Warwick researchers to help power Faraday Battery Institute

The University of Warwick is one of seven universities that are coming together to launch the Faraday Battery Institute, a Government-backed £65m research centre.

The institute will be responsible for building the UK’s status as a global leader in battery research and technology. The administrative base of the institute will be at Harwell Science and Innovation campus in Oxfordshire.

Business Secretary Greg Clark said: “The Faraday Battery Institute will have a critical role in fostering innovative research collaboration between our world-leading universities and world-beating businesses to make this technology more accessible and more affordable.”
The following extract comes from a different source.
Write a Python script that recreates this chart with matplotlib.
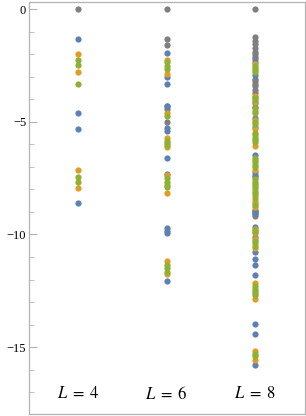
import numpy as np
import matplotlib
matplotlib.use("Agg")
import matplotlib.pyplot as plt

plt.rcParams["font.family"] = ["Liberation Serif", "DejaVu Serif"]
plt.rcParams["mathtext.fontset"] = "stix"

# system sizes on the x axis
sizes = [4, 6, 8]
labels = [r"$L\;=\;4$", r"$L\;=\;6$", r"$L\;=\;8$"]

# values, one list per colour and per L
gray4 = [0]
blue4 = [-1.31, -4.62, -5.31, -8.62]
orange4 = [-2.0, -2.78, -7.15, -7.92]
green4 = [-2.25, -2.49, -3.31, -7.45, -7.68]

gray6 = [0, -1.31, -1.59, -4.28, -5.02]
blue6 = [-1.96, -3.0, -3.31, -4.3, -4.43, -5.28, -5.42, -6.61, -7.3,
         -9.7, -9.85, -9.95, -12.08]
orange6 = [-2.27, -2.88, -4.6, -5.71, -6.12, -7.37, -8.15, -11.2, -11.74]
green6 = [-2.35, -2.5, -2.65, -4.72, -5.85, -5.95, -6.05, -7.5, -7.65,
          -7.8, -7.9, -11.35, -11.5, -11.65]

gray8 = [0, -1.25, -1.4, -1.55, -1.7, -1.9, -2.0, -2.1, -2.2, -3.1, -3.2,
         -3.3, -3.4, -3.6, -3.7, -8.95, -9.0, -9.1, -9.2]
blue8 = [-2.34, -2.9, -3.9, -4.15, -4.33, -4.85, -5.25, -6.49, -7.24,
         -7.35, -7.46, -8.9, -9.05, -9.65, -10.1, -10.76, -11.1, -11.35,
         -11.79, -13.97, -14.41, -15.79]
orange8 = [-2.45, -3.85, -4.1, -4.9, -5.3, -6.09, -7.15, -8.26, -8.5,
           -8.6, -8.79, -9.75, -9.95, -10.2, -10.6, -12.15, -12.85,
           -15.17, -15.57]
green8 = [-2.5, -2.6, -2.7, -2.8, -3.95, -4.05, -4.4, -4.5, -4.6, -5.0,
          -5.1, -5.5, -5.6, -5.7, -5.8, -5.9, -6.6, -6.7, -6.8, -6.9, -7.0,
          -7.55, -7.65, -7.75, -7.85, -7.95, -8.05, -8.15, -8.4, -8.7,
          -9.8, -9.9, -10.3, -10.4, -10.5, -12.3, -12.4, -12.5, -12.6,
          -12.7, -15.3, -15.4]

grays = [gray4, gray6, gray8]
blues = [blue4, blue6, blue8]
oranges = [orange4, orange6, orange8]
greens = [green4, green6, green8]

fig = plt.figure(figsize=(3.06, 4.16), dpi=100)
ax = fig.add_axes([29 / 306, 2 / 416, 276 / 306, 412 / 416])

for vals, col in [(grays, "#7f7f7f"), (blues, "#5e81b5"),
                  (oranges, "#e19c24"), (greens, "#8fb032")]:
    for L, v in zip(sizes, vals):
        ax.plot([L] * len(v), v, "o", color=col, ms=4.5, mew=0, ls="none")

for L, t in zip(sizes, labels):
    ax.text(L, -17.1, t, ha="center", va="center", fontsize=12)

ax.set_xlim(2.89, 9.13)
ax.set_ylim(-17.97, 0.32)
ax.set_xticks([])
ax.set_yticks([0, -5, -10, -15])
ax.set_yticks(np.arange(-17, 1, 1), minor=True)
ax.set_yticklabels(["0", "\u22125", "\u221210", "\u221215"])
ax.tick_params(axis="y", which="major", direction="in", length=6,
               width=0.8, color="#b3b3b3", labelsize=9, pad=2)
ax.tick_params(axis="y", which="minor", direction="in", length=3.5,
               width=0.6, color="#b3b3b3")
for s in ax.spines.values():
    s.set_color("#b3b3b3")
    s.set_linewidth(0.9)

fig.savefig("out.png", dpi=100)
The seven founding partner universities are Cambridge, Newcastle, Oxford, Southampton, Warwick, Imperial College London and University College London. It is being funded through the the Industrial Strategy Challenge Fund.

A four-year, £246m investment under the umbrella of the Faraday Research Challenge was launched in July “to ensure the UK builds on its strengths and leads the world in the design, development and manufacture of electric batteries”.

The Faraday Research Challenge is divided into three streams – research, innovation and scale-up which is designed to drive a step-change in transforming the UK’s world-leading research into market-ready technologies.

Clark added: “We have huge expertise in this area already and the Faraday Battery Institute collaboration between our seven founding universities provides a truly unique opportunity for us to bring together our expertise and an effort in this area behind a common set of strategic goals to ensure the UK exploits the jobs and business opportunities.”